Political prosecution
Around the time that Duggan was arrested, the UK government announced that it was going to investigate 30-odd former military pilots on suspicion of having trained Chinese people, whilst our defence minister Richard Marles said he was going to take a look into the local situation.
But going back a decade ago, when Duggan is supposed to have committed some grave national security crime, China wasn’t on the US radar. There was no ongoing build up to war with Beijing. AUKUS hadn’t been thought of. And the cold war political climate of the moment didn’t exist.
Duggan was just doing what many other ex-military pilots were doing, training others to fly planes in exchange for money, like any other regular job.

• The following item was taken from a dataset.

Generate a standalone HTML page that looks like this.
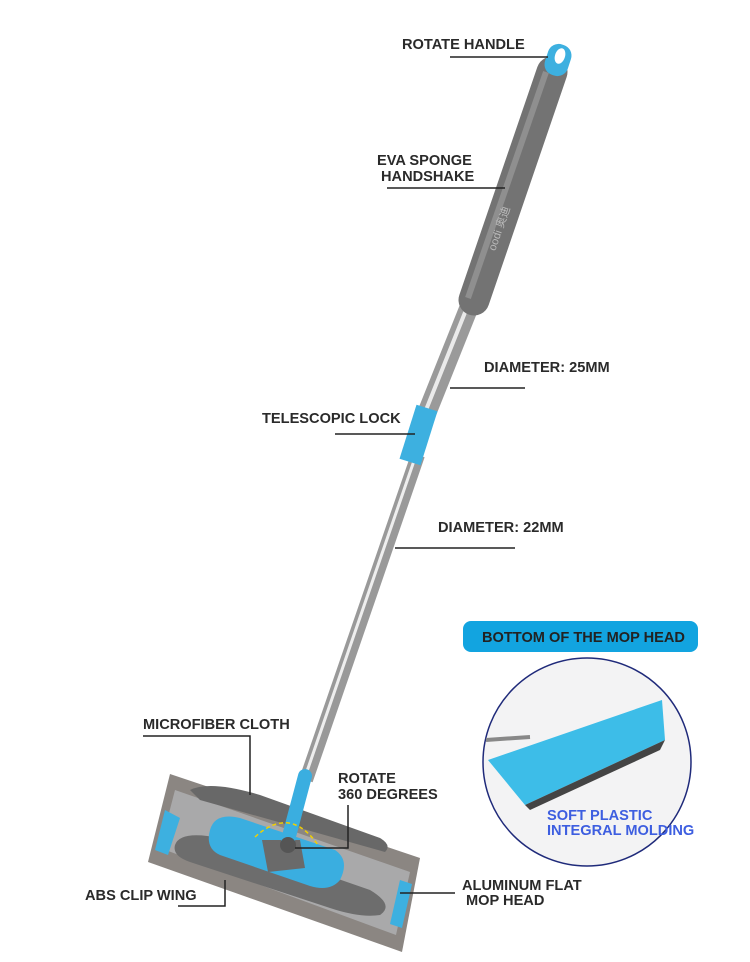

And what he, and many others like him were doing, was completely lawful, above board, and no one was concerned about it.
“There is no question that this is in large part a political prosecution on the part of the United States,” Shoebridge made clear. “The conduct that the United States is complaining of was conduct that consisted of training in full public view with a South African training company in South Africa.”
Indeed, Article VII(1)(c) of the Australia-US extradition treaty outlines that “extradition shall not be granted” if “the offence in respect of which extradition is requested is of a political character, or the person” proves that the request has been made to punish them for an offence political in nature.
“Not only was the training itself public but Duggan openly spoke of the training he had undertaken in seminars and training sessions, and this was material that was freely distributed on the internet,” Shoebridge added.
“All that has changed since 2011 is the global political environment and the loud drums of war against China.”
The US rules-based order
But while the IGIS inquiry and the prospect of a temporary stay are welcomed, it must be remembered that this is all taking place against a backdrop that includes the Assange extradition, the establishment of AUKUS and the erosion of Australian sovereignty in the face of US power.
“If the past is any gauge of the future,” Shoebridge quipped, “if a US president asked an Australian prime minister – whether Coalition or Labor – to roll over so they could tickle their belly, they’ll be on the ground in an instant.”
“And whether it is hundreds of billions of dollars for US and UK submarines, the indefinite gaoling of Australian citizens or providing whatever forward bases for submarines, B-52s and marines that the United States asks for, this does not look like an equal relationship.”
“This has all the hallmarks of a master-servant relationship,” Greens Senator David Shoebridge warned in conclusion. “And Australia is very much the servant, under the Albanese government.”